Task directions — Faithfully return all lines, omitting every embedded picture.

Given information —
** begin **

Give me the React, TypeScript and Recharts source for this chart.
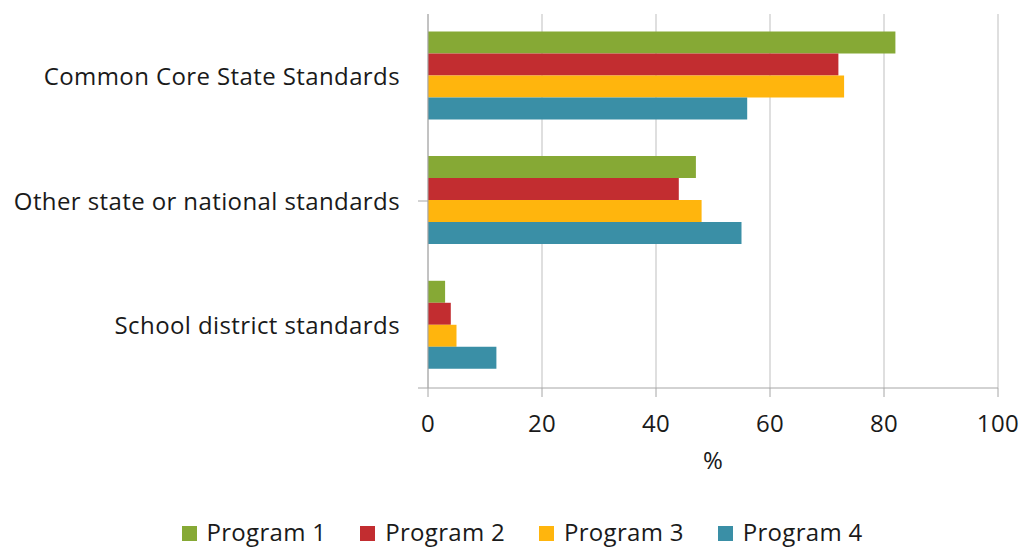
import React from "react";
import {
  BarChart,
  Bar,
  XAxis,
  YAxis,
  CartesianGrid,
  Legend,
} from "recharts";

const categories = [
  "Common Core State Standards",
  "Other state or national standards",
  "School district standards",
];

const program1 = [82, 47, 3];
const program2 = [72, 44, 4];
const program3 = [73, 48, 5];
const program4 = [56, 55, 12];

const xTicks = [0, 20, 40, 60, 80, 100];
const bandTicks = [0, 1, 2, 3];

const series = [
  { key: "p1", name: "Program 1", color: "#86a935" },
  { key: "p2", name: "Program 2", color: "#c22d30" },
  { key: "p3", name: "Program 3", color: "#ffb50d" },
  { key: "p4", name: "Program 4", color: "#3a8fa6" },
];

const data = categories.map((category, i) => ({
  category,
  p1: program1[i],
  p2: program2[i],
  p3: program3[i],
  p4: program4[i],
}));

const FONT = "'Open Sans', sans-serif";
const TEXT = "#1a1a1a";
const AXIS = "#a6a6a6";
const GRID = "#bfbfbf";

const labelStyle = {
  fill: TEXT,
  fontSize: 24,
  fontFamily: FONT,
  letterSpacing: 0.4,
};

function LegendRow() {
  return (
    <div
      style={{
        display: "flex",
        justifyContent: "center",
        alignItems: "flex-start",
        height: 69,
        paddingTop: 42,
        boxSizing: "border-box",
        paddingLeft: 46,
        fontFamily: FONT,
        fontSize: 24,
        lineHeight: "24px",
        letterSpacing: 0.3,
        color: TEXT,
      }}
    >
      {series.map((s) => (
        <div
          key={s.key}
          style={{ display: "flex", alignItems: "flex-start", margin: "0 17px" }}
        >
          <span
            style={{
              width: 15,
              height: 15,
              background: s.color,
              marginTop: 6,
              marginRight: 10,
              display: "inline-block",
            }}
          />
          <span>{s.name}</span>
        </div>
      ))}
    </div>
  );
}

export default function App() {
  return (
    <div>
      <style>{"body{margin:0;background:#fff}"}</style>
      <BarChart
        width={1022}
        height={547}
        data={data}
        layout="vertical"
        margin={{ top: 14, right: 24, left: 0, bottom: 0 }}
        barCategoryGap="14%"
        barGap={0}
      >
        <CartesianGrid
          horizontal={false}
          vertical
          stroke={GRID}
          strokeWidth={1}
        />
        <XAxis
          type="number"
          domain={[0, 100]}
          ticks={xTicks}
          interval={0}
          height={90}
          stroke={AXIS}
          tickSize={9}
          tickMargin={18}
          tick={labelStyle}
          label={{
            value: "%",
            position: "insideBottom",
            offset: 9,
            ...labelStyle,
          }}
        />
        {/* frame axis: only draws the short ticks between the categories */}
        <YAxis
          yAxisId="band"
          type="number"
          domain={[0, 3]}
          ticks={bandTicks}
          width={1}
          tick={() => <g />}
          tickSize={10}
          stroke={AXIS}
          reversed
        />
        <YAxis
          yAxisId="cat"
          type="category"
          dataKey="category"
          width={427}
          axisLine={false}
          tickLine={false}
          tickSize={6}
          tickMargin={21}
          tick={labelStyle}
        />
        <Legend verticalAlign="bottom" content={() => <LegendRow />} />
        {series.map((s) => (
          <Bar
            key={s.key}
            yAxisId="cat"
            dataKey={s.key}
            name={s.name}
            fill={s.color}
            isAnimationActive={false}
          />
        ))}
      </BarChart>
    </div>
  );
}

** end **

Task output —
Give me the React, TypeScript and Recharts source for this chart.
import React from "react";
import {
  BarChart,
  Bar,
  XAxis,
  YAxis,
  CartesianGrid,
  Legend,
} from "recharts";

const categories = [
  "Common Core State Standards",
  "Other state or national standards",
  "School district standards",
];

const program1 = [82, 47, 3];
const program2 = [72, 44, 4];
const program3 = [73, 48, 5];
const program4 = [56, 55, 12];

const xTicks = [0, 20, 40, 60, 80, 100];
const bandTicks = [0, 1, 2, 3];

const series = [
  { key: "p1", name: "Program 1", color: "#86a935" },
  { key: "p2", name: "Program 2", color: "#c22d30" },
  { key: "p3", name: "Program 3", color: "#ffb50d" },
  { key: "p4", name: "Program 4", color: "#3a8fa6" },
];

const data = categories.map((category, i) => ({
  category,
  p1: program1[i],
  p2: program2[i],
  p3: program3[i],
  p4: program4[i],
}));

const FONT = "'Open Sans', sans-serif";
const TEXT = "#1a1a1a";
const AXIS = "#a6a6a6";
const GRID = "#bfbfbf";

const labelStyle = {
  fill: TEXT,
  fontSize: 24,
  fontFamily: FONT,
  letterSpacing: 0.4,
};

function LegendRow() {
  return (
    <div
      style={{
        display: "flex",
        justifyContent: "center",
        alignItems: "flex-start",
        height: 69,
        paddingTop: 42,
        boxSizing: "border-box",
        paddingLeft: 46,
        fontFamily: FONT,
        fontSize: 24,
        lineHeight: "24px",
        letterSpacing: 0.3,
        color: TEXT,
      }}
    >
      {series.map((s) => (
        <div
          key={s.key}
          style={{ display: "flex", alignItems: "flex-start", margin: "0 17px" }}
        >
          <span
            style={{
              width: 15,
              height: 15,
              background: s.color,
              marginTop: 6,
              marginRight: 10,
              display: "inline-block",
            }}
          />
          <span>{s.name}</span>
        </div>
      ))}
    </div>
  );
}

export default function App() {
  return (
    <div>
      <style>{"body{margin:0;background:#fff}"}</style>
      <BarChart
        width={1022}
        height={547}
        data={data}
        layout="vertical"
        margin={{ top: 14, right: 24, left: 0, bottom: 0 }}
        barCategoryGap="14%"
        barGap={0}
      >
        <CartesianGrid
          horizontal={false}
          vertical
          stroke={GRID}
          strokeWidth={1}
        />
        <XAxis
          type="number"
          domain={[0, 100]}
          ticks={xTicks}
          interval={0}
          height={90}
          stroke={AXIS}
          tickSize={9}
          tickMargin={18}
          tick={labelStyle}
          label={{
            value: "%",
            position: "insideBottom",
            offset: 9,
            ...labelStyle,
          }}
        />
        {/* frame axis: only draws the short ticks between the categories */}
        <YAxis
          yAxisId="band"
          type="number"
          domain={[0, 3]}
          ticks={bandTicks}
          width={1}
          tick={() => <g />}
          tickSize={10}
          stroke={AXIS}
          reversed
        />
        <YAxis
          yAxisId="cat"
          type="category"
          dataKey="category"
          width={427}
          axisLine={false}
          tickLine={false}
          tickSize={6}
          tickMargin={21}
          tick={labelStyle}
        />
        <Legend verticalAlign="bottom" content={() => <LegendRow />} />
        {series.map((s) => (
          <Bar
            key={s.key}
            yAxisId="cat"
            dataKey={s.key}
            name={s.name}
            fill={s.color}
            isAnimationActive={false}
          />
        ))}
      </BarChart>
    </div>
  );
}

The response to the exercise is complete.